O jejum cristão, passa não só por abdicar da comida, mas também de tudo o que pesa na alma: o orgulho, o desejo de sucesso, o egoísmo. É um grito de liberdade que nos liberta de tudo o que nos prende a nós próprios e às nossas paixões. Por isso, não o podemos reduzir a um fardo ou a um simples exercício estético comparável a alguma dieta. É como um ginásio espiritual, para nos libertarmos dos maus hábitos, das atitudes arrogantes e dos planos errados que nos mantêm ancorados ao imediatismo e à vida terrena.

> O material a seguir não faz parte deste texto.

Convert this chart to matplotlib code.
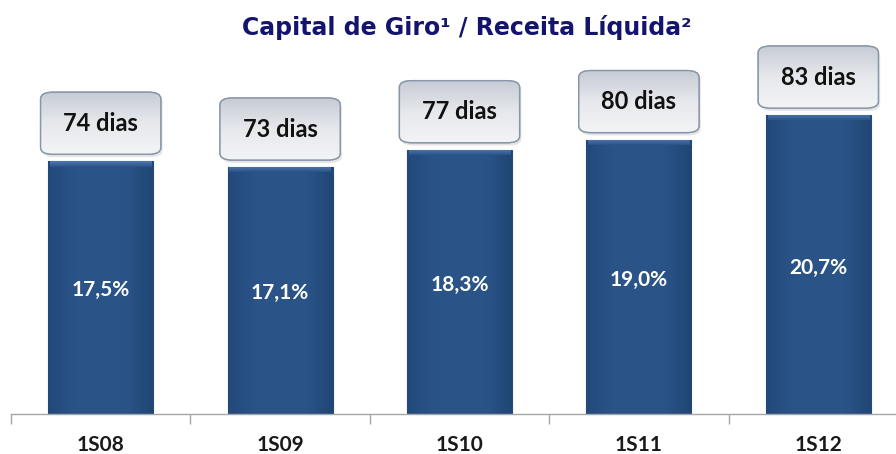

Muitas vezes padecemos do desejo de Pedro no Monte Tabor: «Mestre, como é bom estarmos aqui! Façamos três tendas: uma para Ti, outra para Moisés e outra para Elias».
Somos chamados a repensar as nossas vidas, concentrando-nos naqueles excessos a que nos habituámos e que caracterizam os nossos estilos de vida pessoais e comunitários. Pensemos nas pequenas ou grandes formas de escravatura que orientam as nossas escolhas e ferem a nossa liberdade: o consumismo, a moda, o dinheiro, o materialismo, o jogo, a fama...
O jejum tem raízes bíblicas. No Antigo Testamento representa um apelo a fazer-se humilde diante de Deus e remete para a total dependência do Senhor, reconhecendo no alimento, que mantém o homem vivo, um dom do Altíssimo. No Novo Testamento, continua a ser válido, mas, perante o perigo de uma certa ostentação, Jesus recomenda uma maior discrição na maneira de jejuar, sem mostrar sinais exteriores.
Anda de mãos dadas com a esmola e a oração, os outros dois sinais da Quaresma, porque o jejum não é um fim em si mesmo nem é uma prova pessoal, como poderia ser para um desportista.
Se nos queremos libertar daquilo que nos oprime, é regressar a Deus, viver a caridade com todo o nosso coração e alma e amar o próximo como a nós mesmos.